-- Start --

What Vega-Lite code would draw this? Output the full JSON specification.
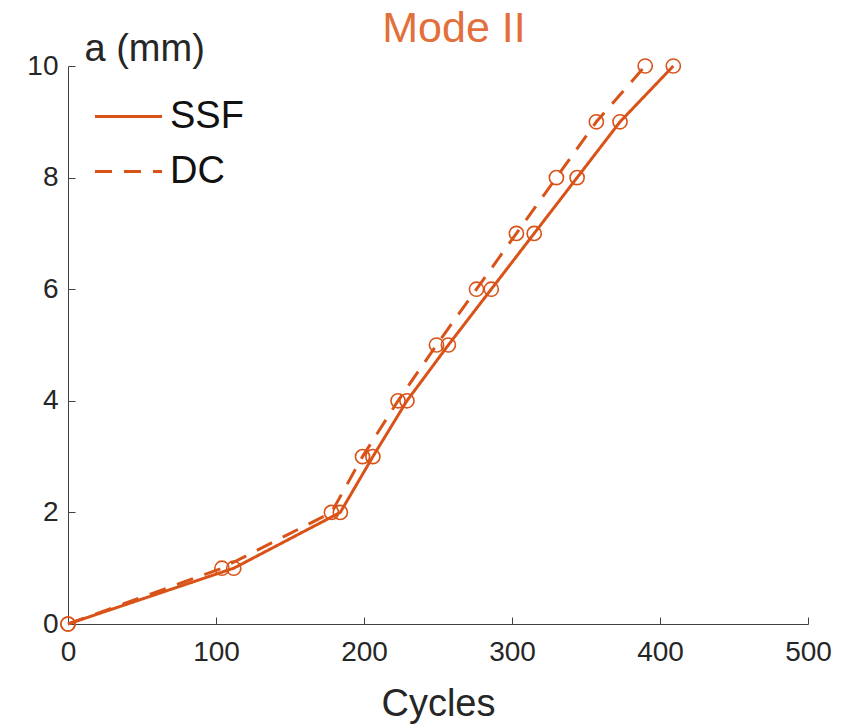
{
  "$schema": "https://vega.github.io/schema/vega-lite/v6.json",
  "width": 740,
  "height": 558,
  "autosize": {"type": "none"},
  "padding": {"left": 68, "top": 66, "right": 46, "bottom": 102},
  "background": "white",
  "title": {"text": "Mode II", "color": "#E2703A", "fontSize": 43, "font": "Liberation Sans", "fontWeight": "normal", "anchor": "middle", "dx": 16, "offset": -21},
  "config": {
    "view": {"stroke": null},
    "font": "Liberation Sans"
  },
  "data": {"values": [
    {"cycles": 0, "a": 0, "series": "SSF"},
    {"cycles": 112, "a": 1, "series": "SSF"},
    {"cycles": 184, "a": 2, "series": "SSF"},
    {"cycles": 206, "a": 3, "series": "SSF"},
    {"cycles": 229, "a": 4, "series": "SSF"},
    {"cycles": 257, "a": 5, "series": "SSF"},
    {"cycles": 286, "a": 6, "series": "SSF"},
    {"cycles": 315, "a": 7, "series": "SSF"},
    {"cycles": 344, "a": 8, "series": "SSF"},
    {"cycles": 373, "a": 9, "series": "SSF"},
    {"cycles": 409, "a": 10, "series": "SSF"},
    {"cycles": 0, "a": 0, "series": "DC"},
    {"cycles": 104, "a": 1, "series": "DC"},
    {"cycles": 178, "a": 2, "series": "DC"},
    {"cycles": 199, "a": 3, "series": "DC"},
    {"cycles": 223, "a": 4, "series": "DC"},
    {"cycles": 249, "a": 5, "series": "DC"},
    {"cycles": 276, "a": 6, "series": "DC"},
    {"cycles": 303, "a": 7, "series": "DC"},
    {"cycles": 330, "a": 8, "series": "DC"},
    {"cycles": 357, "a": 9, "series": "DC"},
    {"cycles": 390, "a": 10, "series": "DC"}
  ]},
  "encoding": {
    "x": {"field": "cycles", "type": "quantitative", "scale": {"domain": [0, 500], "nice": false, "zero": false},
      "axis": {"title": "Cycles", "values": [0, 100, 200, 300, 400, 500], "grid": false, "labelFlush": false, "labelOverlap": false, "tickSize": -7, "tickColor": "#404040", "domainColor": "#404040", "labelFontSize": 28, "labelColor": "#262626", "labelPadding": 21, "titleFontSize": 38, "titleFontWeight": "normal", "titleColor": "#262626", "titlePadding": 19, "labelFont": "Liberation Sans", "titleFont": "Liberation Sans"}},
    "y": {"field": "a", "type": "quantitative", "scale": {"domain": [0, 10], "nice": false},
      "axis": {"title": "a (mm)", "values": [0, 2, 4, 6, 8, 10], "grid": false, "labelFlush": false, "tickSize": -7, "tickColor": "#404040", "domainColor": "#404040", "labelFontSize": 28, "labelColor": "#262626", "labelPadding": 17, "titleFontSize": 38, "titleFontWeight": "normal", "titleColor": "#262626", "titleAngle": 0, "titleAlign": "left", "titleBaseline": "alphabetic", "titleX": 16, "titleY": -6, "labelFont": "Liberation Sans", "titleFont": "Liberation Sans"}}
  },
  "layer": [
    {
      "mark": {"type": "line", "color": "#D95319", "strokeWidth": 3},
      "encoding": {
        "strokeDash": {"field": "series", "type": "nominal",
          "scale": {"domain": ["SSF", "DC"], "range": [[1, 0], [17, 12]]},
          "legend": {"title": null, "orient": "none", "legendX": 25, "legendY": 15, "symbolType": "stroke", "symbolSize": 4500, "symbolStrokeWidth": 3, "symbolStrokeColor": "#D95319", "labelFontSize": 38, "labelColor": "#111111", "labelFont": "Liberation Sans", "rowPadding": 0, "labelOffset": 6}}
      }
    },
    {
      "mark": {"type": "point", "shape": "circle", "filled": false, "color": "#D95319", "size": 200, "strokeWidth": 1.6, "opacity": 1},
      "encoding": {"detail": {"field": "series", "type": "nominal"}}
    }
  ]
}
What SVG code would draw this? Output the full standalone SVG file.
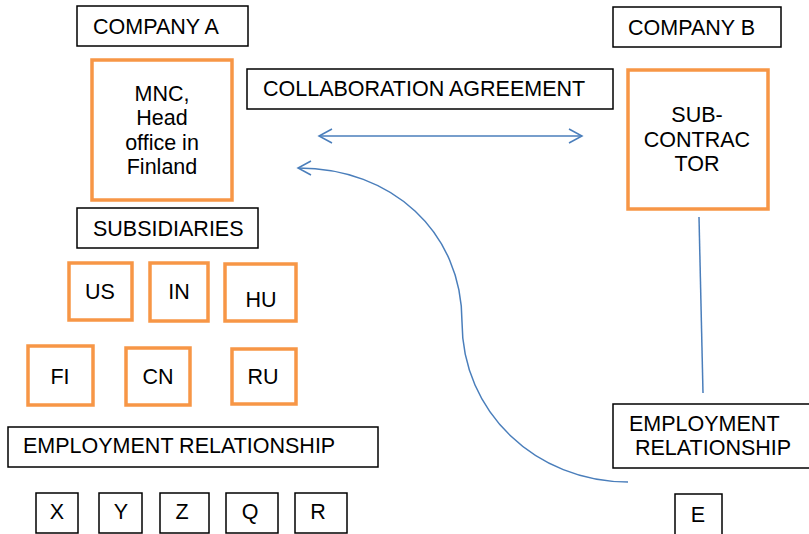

-- End --

**Short exercise:**
Which lines hold the string "What"? Copy all of them from the data above.

**Exercise result:**
What Vega-Lite code would draw this? Output the full JSON specification.
What SVG code would draw this? Output the full standalone SVG file.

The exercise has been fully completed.